You offer several deadlines for application. When is the best time to apply?
You can apply using any of our deadlines but note that the later you leave your application, the less places we will have available on the course. We would encourage you to apply to the earlier deadlines if at all possible (November/January) as this will allow you plenty of time to organise college places, accommodation and VISAs (if required).
I have submitted my application. What happens next?
Once the application deadline has closed, your documents are passed to our selection committee which compiles a 'short-list' of candidates to interview. The short-list is normally compiled within 1 - 2 weeks of the deadline. We will contact short-listed candidates within this time-frame. We interview ALL short-listed candidates, either in person, or by video-conference (Skype). The interview lasts approximately 30 minutes and is conducted by a panel of four departmental staff comprising two senior scientists, one senior clinician, and a senior administrator.

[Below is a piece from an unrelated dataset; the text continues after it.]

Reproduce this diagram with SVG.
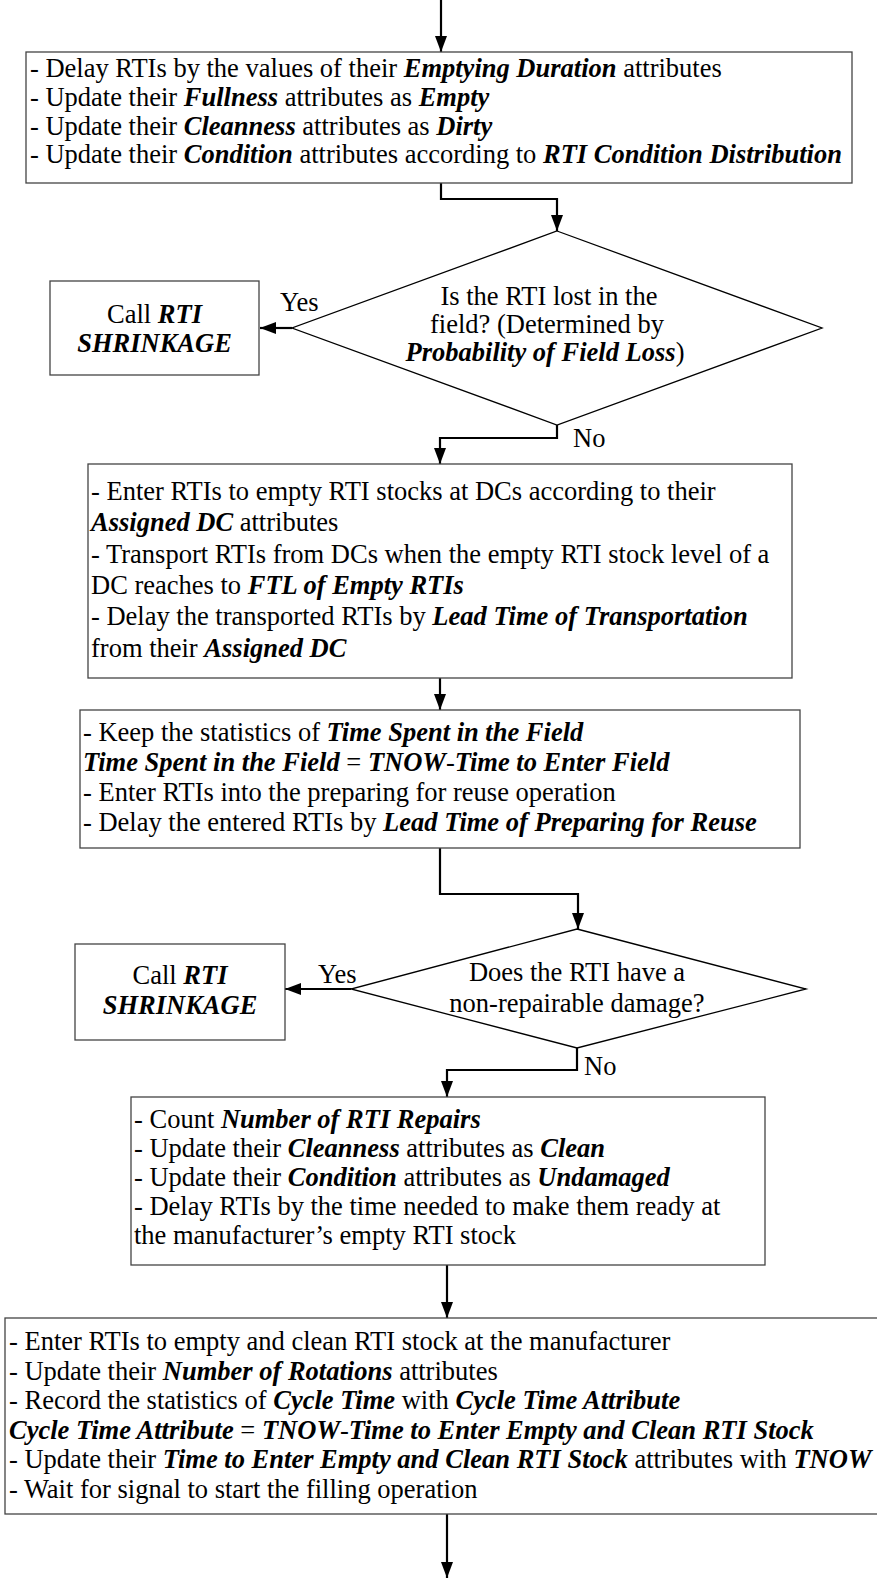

Should the proposed changes to clinical embryology accreditation in the UK affect my decision to pursue the Oxford MSc?
The Department of Health is currently modernising scientific careers within the health industry in the UK. The details are still being finalised and therefore the impact on careers in embryology within the UK (in both the private and public sectors) remains unclear. However, it is important to note that in order for candidates to pursue embryology accrediation in the UK, irrespective of the training format adopted in future, they must first secure an appropriate postion within an IVF unit. We strongly believe that the Oxford MSc in Clinical Embryology provides students with the appropriate training and experience to be highly competitive within the IVF sector, irrespective of potential changes to recruitment and training in NHS-funded units.

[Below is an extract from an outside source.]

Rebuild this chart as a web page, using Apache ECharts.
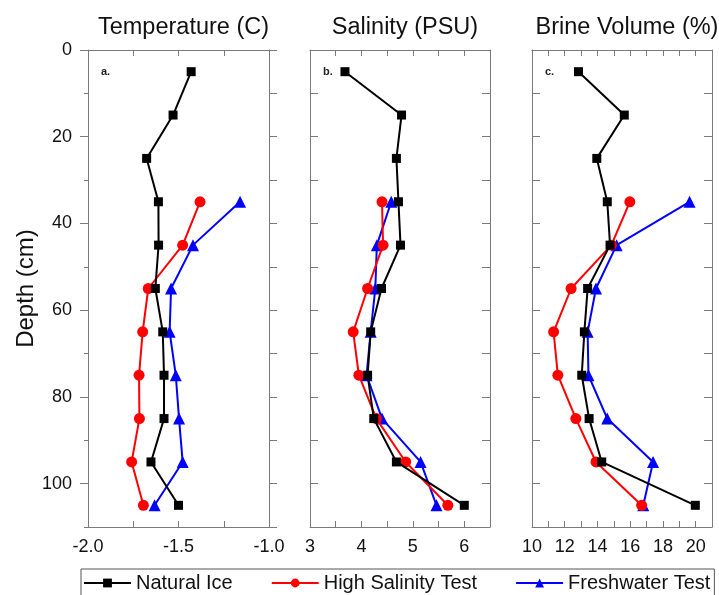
<!DOCTYPE html>
<html>
<head>
<meta charset="utf-8">
<script src="https://cdn.jsdelivr.net/npm/echarts@6/dist/echarts.min.js"></script>
<style>html,body{margin:0;padding:0;background:#fff}#c{width:719px;height:595px}</style>
</head>
<body>
<div id="c"></div>
<script>
const depths = [5, 15, 25, 35, 45, 55, 65, 75, 85, 95, 105];
const testDepths = [35, 45, 55, 65, 75, 85, 95, 105];

const tempNatural = [-1.43, -1.53, -1.676, -1.611, -1.61, -1.628, -1.587, -1.58, -1.58, -1.652, -1.50];
const tempHighSal = [-1.381, -1.477, -1.667, -1.698, -1.718, -1.716, -1.759, -1.694];
const tempFresh   = [-1.16, -1.42, -1.541, -1.549, -1.515, -1.497, -1.477, -1.632];

const salNatural = [3.68, 4.78, 4.68, 4.72, 4.76, 4.39, 4.18, 4.12, 4.24, 4.68, 6.0];
const salHighSal = [4.40, 4.42, 4.12, 3.84, 3.95, 4.29, 4.86, 5.68];
const salFresh   = [4.58, 4.30, 4.27, 4.18, 4.10, 4.40, 5.15, 5.46];

const brineNatural = [12.84, 15.64, 13.96, 14.60, 14.77, 13.4, 13.2, 13.04, 13.49, 14.26, 19.98];
const brineHighSal = [15.98, 14.85, 12.39, 11.32, 11.58, 12.68, 13.91, 16.7];
const brineFresh   = [19.63, 15.17, 13.91, 13.4, 13.45, 14.6, 17.4, 16.8];

// tick labels / tick positions
const depthLabels = [0, 20, 40, 60, 80, 100];
const depthMinorTicks = [10, 30, 50, 70, 90, 110];
const depthAllTicks = [0, 10, 20, 30, 40, 50, 60, 70, 80, 90, 100, 110];
const tempLabels = [-2.0, -1.5, -1.0];
const tempTicks = [-2.0, -1.75, -1.5, -1.25, -1.0];
const salLabels = [3, 4, 5, 6];
const salTicks = [3, 3.5, 4, 4.5, 5, 5.5, 6, 6.5];
const brineLabels = [10, 12, 14, 16, 18, 20];
const brineTicks = [10, 11, 12, 13, 14, 15, 16, 17, 18, 19, 20, 21];

const panelTitles = ['Temperature (C)', 'Salinity (PSU)', 'Brine Volume (%)'];
const panelLetters = ['a.', 'b.', 'c.'];
const seriesNames = ['Natural Ice', 'High Salinity Test', 'Freshwater Test'];

const FONT = 'Liberation Sans, Arial, sans-serif';
const frameColor = '#7a7a7a';

const grids = [
  {left: 88, width: 181, top: 50, bottom: 68},
  {left: 310, width: 180, top: 50, bottom: 68},
  {left: 532, width: 180, top: 50, bottom: 68}
];
const xCfg = [
  {min: -2, max: -1, labels: tempLabels, ticks: tempTicks, fmt: v => Number(v).toFixed(1)},
  {min: 3, max: 6.5, labels: salLabels, ticks: salTicks, fmt: v => String(v)},
  {min: 10, max: 21, labels: brineLabels, ticks: brineTicks, fmt: v => String(v)}
];

const xAxes = [], yAxes = [];
xCfg.forEach((c, i) => {
  ['bottom', 'top'].forEach(pos => {
    xAxes.push({
      type: 'value', gridIndex: i, position: pos, min: c.min, max: c.max,
      axisLine: {show: true, onZero: false, lineStyle: {color: frameColor, width: 1}},
      axisTick: {show: true, inside: true, length: 6, customValues: c.ticks, lineStyle: {color: frameColor, width: 1}},
      splitLine: {show: false},
      axisLabel: pos === 'bottom'
        ? {show: true, customValues: c.labels, formatter: c.fmt, color: '#111', fontSize: 18, fontFamily: FONT, margin: 11}
        : {show: false}
    });
  });
  const outward = i === 0;
  yAxes.push({
    type: 'value', gridIndex: i, position: 'left', min: 0, max: 110, inverse: true,
    name: i === 0 ? 'Depth (cm)' : '', nameLocation: 'middle', nameGap: 50,
    nameTextStyle: {fontSize: 24, fontFamily: FONT, color: '#111'},
    axisLine: {show: true, onZero: false, lineStyle: {color: frameColor, width: 1}},
    axisTick: {show: true, inside: !outward, length: 8,
      customValues: outward ? depthLabels : depthAllTicks, lineStyle: {color: frameColor, width: 1}},
    splitLine: {show: false},
    axisLabel: {show: i === 0, customValues: depthLabels, color: '#111', fontSize: 18, fontFamily: FONT, margin: 16}
  });
  yAxes.push({
    type: 'value', gridIndex: i, position: 'right', min: 0, max: 110, inverse: true,
    axisLine: {show: true, onZero: false, lineStyle: {color: frameColor, width: 1}},
    axisTick: {show: true, inside: !outward, length: 8, customValues: depthAllTicks, lineStyle: {color: frameColor, width: 1}},
    splitLine: {show: false}, axisLabel: {show: false}
  });
});
// short outward minor ticks on the left of panel a
yAxes.push({
  type: 'value', gridIndex: 0, position: 'left', min: 0, max: 110, inverse: true,
  axisLine: {show: false, onZero: false},
  axisTick: {show: true, inside: false, length: 4, customValues: depthMinorTicks, lineStyle: {color: frameColor, width: 1}},
  splitLine: {show: false}, axisLabel: {show: false}
});

const styles = [
  {color: '#000000', symbol: 'rect', size: 9},
  {color: '#ff0000', symbol: 'circle', size: 11},
  {color: '#0000ff', symbol: 'triangle', size: 12}
];
const panelData = [
  [tempNatural, tempHighSal, tempFresh],
  [salNatural, salHighSal, salFresh],
  [brineNatural, brineHighSal, brineFresh]
];
const series = [];
panelData.forEach((sets, p) => {
  sets.forEach((vals, s) => {
    const ds = s === 0 ? depths : testDepths;
    series.push({
      type: 'line', name: seriesNames[s], xAxisIndex: p * 2, yAxisIndex: p * 2,
      data: vals.map((v, k) => [v, ds[k]]),
      symbol: styles[s].symbol, symbolSize: styles[s].size, showAllSymbol: true,
      lineStyle: {color: styles[s].color, width: 2},
      itemStyle: {color: styles[s].color},
      z: 5 - s
    });
  });
});

const titles = [];
panelTitles.forEach((t, i) => {
  titles.push({text: t, left: grids[i].left + grids[i].width / 2, top: 11, textAlign: 'center',
    textStyle: {fontSize: 23.5, fontWeight: 'normal', fontFamily: FONT, color: '#111'}});
  titles.push({text: panelLetters[i], left: grids[i].left + 8, top: 61,
    textStyle: {fontSize: 11, fontWeight: 'bold', fontFamily: FONT, color: '#222'}});
});

const chart = echarts.init(document.getElementById('c'), null, {renderer: 'canvas'});
chart.setOption({
  animation: false,
  backgroundColor: '#fff',
  title: titles,
  grid: grids,
  xAxis: xAxes,
  yAxis: yAxes,
  legend: {
    data: seriesNames, left: 81, top: 569, padding: [4, 4, 12, 2], itemGap: 38,
    itemWidth: 47, itemHeight: 11,
    borderColor: '#555', borderWidth: 1,
    textStyle: {fontSize: 20, fontFamily: FONT, color: '#111'}
  },
  series: series
});
</script>
</body>
</html>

Have students of the MSc in Clinical Embryology been offered full scholarships from the University of Oxford ?
Yes, our students have been very successful in obtaining funding from the following highly prestigious schemes: Rhodes Foundation, Clarendon Fund, Wiedenfeld Leadership Foundation, Hill Foundation, and Felix Scholarship Scheme. Part Funding has also been obtained from the Santander Graduate Award Scheme.
How many students have graduated from the MSc in Clinical Embryology and which countries did they originate from ?
We currently have 76 graduates from a total of twenty nine countries: Lithuania, Turkey, United Arab Emirates, Greece, India, Malaysia, United States of America, Australia, United Kingdom, Egypt, Spain, Pakistan, Argentina, New Zealand, China, Vietnam, Cyprus, Romania, Nigeria, Portugal, Russia, Azerbaijan, South Africa, Saudi Arabia, France, Canada, Brunei Darussalam, Ghana and Uganda.